王道的なブレザーとチノの合わせ。これを〈AOR〉で表現したかった。
ーネイビーのブレザーはどんなアイテムになっているのでしょうか? スーツのジャケットと同じシルエットですか?

AOR Classics Homebreakers ¥93,500
弓削: いや、違いますね。ブレザーのほうが少しだけ身幅が広めになってます。この幅の広いラペルも新鮮ですよね。
金子: めちゃくちゃ幅が広いですよね。これでサイズ3っていうね。

ーいちばん大きいサイズってことですか?
金子: いや、いちばん小さいんですよ。サイズは5までつくってます。
ーめちゃくちゃ大きいですね(笑)。ディテールはどんなところにこだわりがありますか?
金子: こちらも某トラッドブランドの王道的なブレザーを参考にしています。ポケットはパッチアンドフラップで、ボタンは金ボタン。袖口は3ボタンの本切羽の仕様にしました。

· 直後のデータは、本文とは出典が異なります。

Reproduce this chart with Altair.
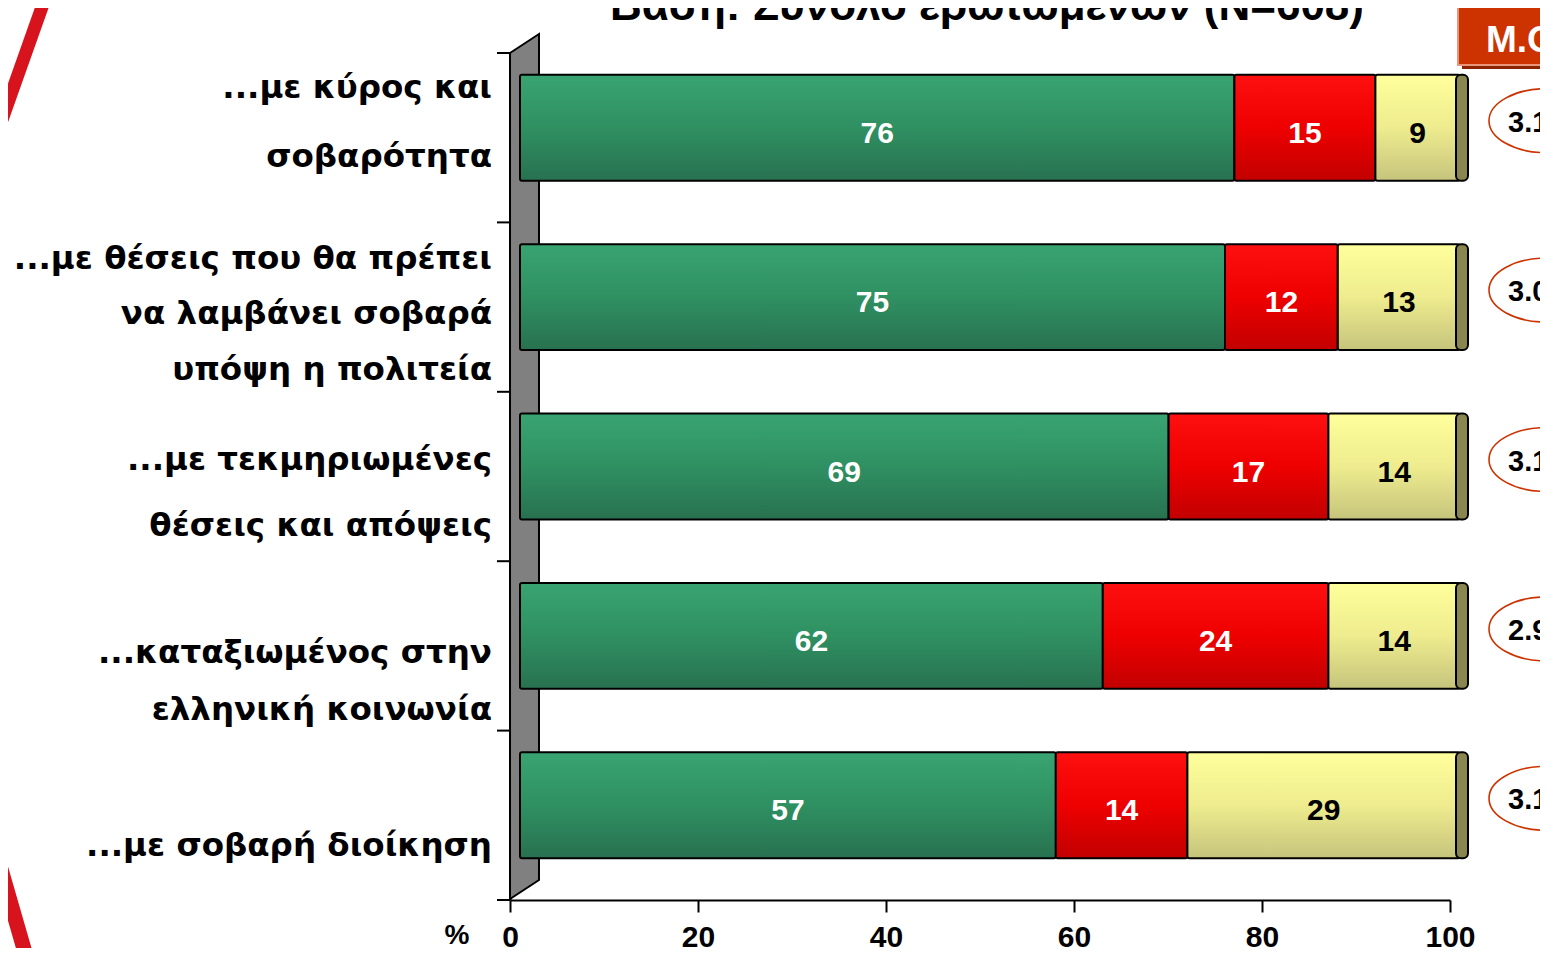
import json
import altair as alt
import pandas as pd

# ---------------- data ----------------
categories = [
    "...με κύρος και σοβαρότητα",
    "...με θέσεις που θα πρέπει να λαμβάνει σοβαρά υπόψη η πολιτεία",
    "...με τεκμηριωμένες θέσεις και απόψεις",
    "...καταξιωμένος στην ελληνική κοινωνία",
    "...με σοβαρή διοίκηση",
]
category_lines = [
    ["...με κύρος και", "σοβαρότητα"],
    ["...με θέσεις που θα πρέπει", "να λαμβάνει σοβαρά", "υπόψη η πολιτεία"],
    ["...με τεκμηριωμένες", "θέσεις και απόψεις"],
    ["...καταξιωμένος στην", "ελληνική κοινωνία"],
    ["...με σοβαρή διοίκηση"],
]
series_names = ["s1", "s2", "s3"]
green_vals = [76, 75, 69, 62, 57]
red_vals = [15, 12, 17, 24, 14]
yellow_vals = [9, 13, 14, 14, 29]
mean_vals = ["3.1", "3.0", "3.1", "2.9", "3.1"]
x_ticks = [0, 20, 40, 60, 80, 100]
title_text = "Βάση:  Σύνολο ερωτωμένων (Ν=608)"
mo_text = "M.O."
pct_text = "%"

# ---------------- layout / style ----------------
PLOT_W, PLOT_H = 940, 847
N = len(categories)
STEP = PLOT_H / N
# per-category label placement (first-line baseline offset from band centre, line gap)
LABEL_ANCHOR = [-39.7, -38.6, -7.0, 16.6, 40.2]
LABEL_GAP = [69, 55.5, 66, 57, 0]
LABEL_FONT = "DejaVu Sans"
NUM_FONT = "Liberation Sans"

rows = []
for i, c in enumerate(categories):
    for j, (s, vals) in enumerate(zip(series_names, [green_vals, red_vals, yellow_vals])):
        rows.append({"category": c, "series": s, "value": vals[i], "order": j})
df = pd.DataFrame(rows)
cat_df = pd.DataFrame({"category": categories, "mean": mean_vals})
one = pd.DataFrame({"k": [0]})

lab_rows = []
for i, lines in enumerate(category_lines):
    for k, t in enumerate(lines):
        lab_rows.append({"text": t,
                         "ypix": STEP * (i + 0.5) + LABEL_ANCHOR[i] + k * LABEL_GAP[i]})
lab_df = pd.DataFrame(lab_rows)
tick_df = pd.DataFrame({"ypix": [STEP * i for i in range(N + 1)]})

y_enc = alt.Y(
    "category:N",
    sort=categories,
    scale=alt.Scale(domain=categories, paddingInner=0.375, paddingOuter=0.1875),
    axis=alt.Axis(
        title=None, domainColor="black", domainWidth=2, ticks=False, labels=False,
        grid=False,
    ),
)
x_scale = alt.Scale(domain=[0, 100], nice=False, zero=True)
x_axis = alt.Axis(
    title=None, values=x_ticks, domainColor="black", domainWidth=2,
    tickColor="black", tickWidth=2, tickSize=12, labelFont=NUM_FONT,
    labelFontSize=30, labelFontWeight="bold", labelColor="black",
    labelPadding=10, grid=False, labelFlush=False, labelOverlap=False,
)


def grad(c0, c1, c2):
    return alt.LinearGradient(
        gradient="linear", x1=0, x2=0, y1=0, y2=1,
        stops=[alt.GradientStop(color=c0, offset=0),
               alt.GradientStop(color=c1, offset=0.5),
               alt.GradientStop(color=c2, offset=1)],
    )


fills = {
    "s1": grad("#39A471", "#2F9062", "#287150"),
    "s2": grad("#FF1010", "#EE0000", "#C20000"),
    "s3": grad("#FFFF9C", "#EEEC8E", "#C6C47C"),
}

stacked = alt.Chart(df).transform_stack(
    stack="value", groupby=["category"], as_=["v0", "v1"],
    sort=[alt.SortField("order", order="ascending")],
)

bar_layers = []
for s in series_names:
    bar_layers.append(
        stacked.transform_filter(alt.datum.series == s)
        .mark_bar(color=fills[s], stroke="black", strokeWidth=2, xOffset=10, x2Offset=10,
                  yOffset=-10, cornerRadius=2)
        .encode(y=y_enc, x=alt.X("v0:Q", scale=x_scale, axis=x_axis), x2="v1:Q")
    )

value_text = (
    stacked.transform_calculate(mid="(datum.v0 + datum.v1) / 2")
    .mark_text(font=NUM_FONT, fontSize=30, fontWeight="bold", baseline="middle",
               align="center", dx=10, dy=-4)
    .encode(
        y=y_enc,
        x=alt.X("mid:Q", scale=x_scale, axis=x_axis),
        text="value:Q",
        color=alt.condition(alt.datum.series == "s3", alt.value("black"), alt.value("white")),
    )
)

caps = alt.Chart(cat_df).mark_bar(
    color="#8A8650", stroke="black", strokeWidth=2, cornerRadius=5, yOffset=-10
).encode(y=y_enc, x=alt.value(946), x2=alt.value(958))

wall_path = "M -0.0335 -0.9561 L 0.0335 -1 L 0.0335 0.9561 L -0.0335 1 Z"
wall = alt.Chart(one).mark_point(
    shape=wall_path, size=748225, filled=True, color="#808080", stroke="black",
    strokeWidth=2, opacity=1,
).encode(x=alt.value(14.5), y=alt.value(413.5))

cat_ticks = alt.Chart(tick_df).mark_rule(color="black", strokeWidth=2).encode(
    y=alt.Y("ypix:Q", scale=None, axis=None), x=alt.value(-13), x2=alt.value(0))

cat_labels = alt.Chart(lab_df).mark_text(
    font=LABEL_FONT, fontSize=32.5, fontWeight="bold", color="black", align="right",
    baseline="alphabetic",
).encode(y=alt.Y("ypix:Q", scale=None, axis=None), x=alt.value(-18), text="text:N")

swoosh_top = alt.Chart(one).mark_rule(color="#D7141E", strokeWidth=13, strokeCap="butt").encode(
    x=alt.value(-462), y=alt.value(-63), x2=alt.value(-518), y2=alt.value(95))
swoosh_bot = alt.Chart(one).mark_rule(color="#D7141E", strokeWidth=15, strokeCap="butt").encode(
    x=alt.value(-518), y=alt.value(785), x2=alt.value(-482), y2=alt.value(910))

ellipse_path = ("M -1 0 C -1 -0.31 -0.5523 -0.561 0 -0.561 C 0.5523 -0.561 1 -0.31 1 0 "
                "C 1 0.31 0.5523 0.561 0 0.561 C -0.5523 0.561 -1 0.31 -1 0 Z")
ellipses = alt.Chart(cat_df).mark_point(
    shape=ellipse_path, size=12996, filled=False, color="#CC3300", strokeWidth=1.6,
    opacity=1, yOffset=-17,
).encode(y=y_enc, x=alt.value(1036))

mean_text = alt.Chart(cat_df).mark_text(
    font=NUM_FONT, fontSize=29, fontWeight="bold", align="left", baseline="middle",
    color="black", dy=-15,
).encode(y=y_enc, x=alt.value(998), text="mean:N")

mo_shadow = alt.Chart(one).mark_rect(color="#8B2200").encode(
    x=alt.value(952), x2=alt.value(1110), y=alt.value(-46), y2=alt.value(16))
mo_box = alt.Chart(one).mark_rect(color="#CC3300", stroke="#E8957A", strokeWidth=2).encode(
    x=alt.value(948), x2=alt.value(1110), y=alt.value(-50), y2=alt.value(12))
mo_label = alt.Chart(one).mark_text(
    text=mo_text, font=NUM_FONT, fontSize=37, fontWeight="bold", color="white",
    align="left", baseline="alphabetic",
).encode(x=alt.value(976), y=alt.value(-1))

title = alt.Chart(one).mark_text(
    text=title_text, font=NUM_FONT, fontSize=44, fontWeight="bold", color="black",
    align="center", baseline="alphabetic",
).encode(x=alt.value(477), y=alt.value(-33))

pct = alt.Chart(one).mark_text(
    text=pct_text, font=NUM_FONT, fontSize=28, fontWeight="bold", color="black",
    align="center", baseline="alphabetic",
).encode(x=alt.value(-53), y=alt.value(891))

chart = alt.layer(
    swoosh_top, swoosh_bot, wall, *bar_layers, caps, value_text, ellipses, mean_text,
    cat_ticks, cat_labels, mo_shadow, mo_box, mo_label, title, pct,
).properties(
    width=PLOT_W, height=PLOT_H,
    padding={"left": 502, "top": 45, "right": 90, "bottom": 48},
    autosize=alt.AutoSizeParams(type="none"),
    background="white",
).configure_view(stroke=None)

chart.save("out.html", embed_options={"renderer": "svg", "actions": False})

弓削: 金ボタンには弓削家の家紋を刻印してます(笑)。これはぼくが〈ユージュ〉をやっている頃から使っているもので、蔦のデザインだからIVYとリンクするところもいいですね。
金子: ラペルにはあえてステッチをなくして、オリジナルの仕様を踏襲しているのもポイントです。
弓削: ステッチはなるべく省きたかったんです。ブレザーってスポーティなアイテムだから、細かな部分でエレガントなムードを出したかったので。

金子: これはウールのサージですね。綾がしっかりと出ている、ちょっとゴリっとした印象の生地です。普通の紺ブレだったらもっと柔らかい生地を使うんだけど、これはフォルムが特徴的なので、あえて素材も強めにしてシルエットを強調するようなイメージでつくってますね。でも、羽織るとすごく軽いですよ。
弓削: こっちもめちゃくちゃいいですね。ちゃんとフォルムがきれいに出ている。
金子: 肩パッドの入れ方もすごくこだわったんですよ。裄綿も入れていて、大きく着ても肩の形がきれいに出るようにしているんです。

AOR Classics Luck ¥33,000
金子: そしてこのブレザーに合わせる用につくったチノ。こちらはスーツのスラックスと同じシルエットですね。スラックスは2タックでしたが、チノはノータックなので、腰回りがすこしだけすっきりとした印象になっています。
弓削: ブレザーと合わせると、めちゃくちゃおしゃれですね。

金子: ぼくはこれを表現したかったんですよ、〈AOR〉で。おじさんでも着やすいと思いますよ。女の子でも全然着られると思いますし。
弓削: このブレザーも70年代の雰囲気がありますよね。〈ラルフ ローレン〉が創業したての頃のアイテムにありそう。ロバートレッド・フォード版の『華麗なるギャツビー』の世界観というか。
金子: たしかにその時代にあってもおかしくなさそうですね。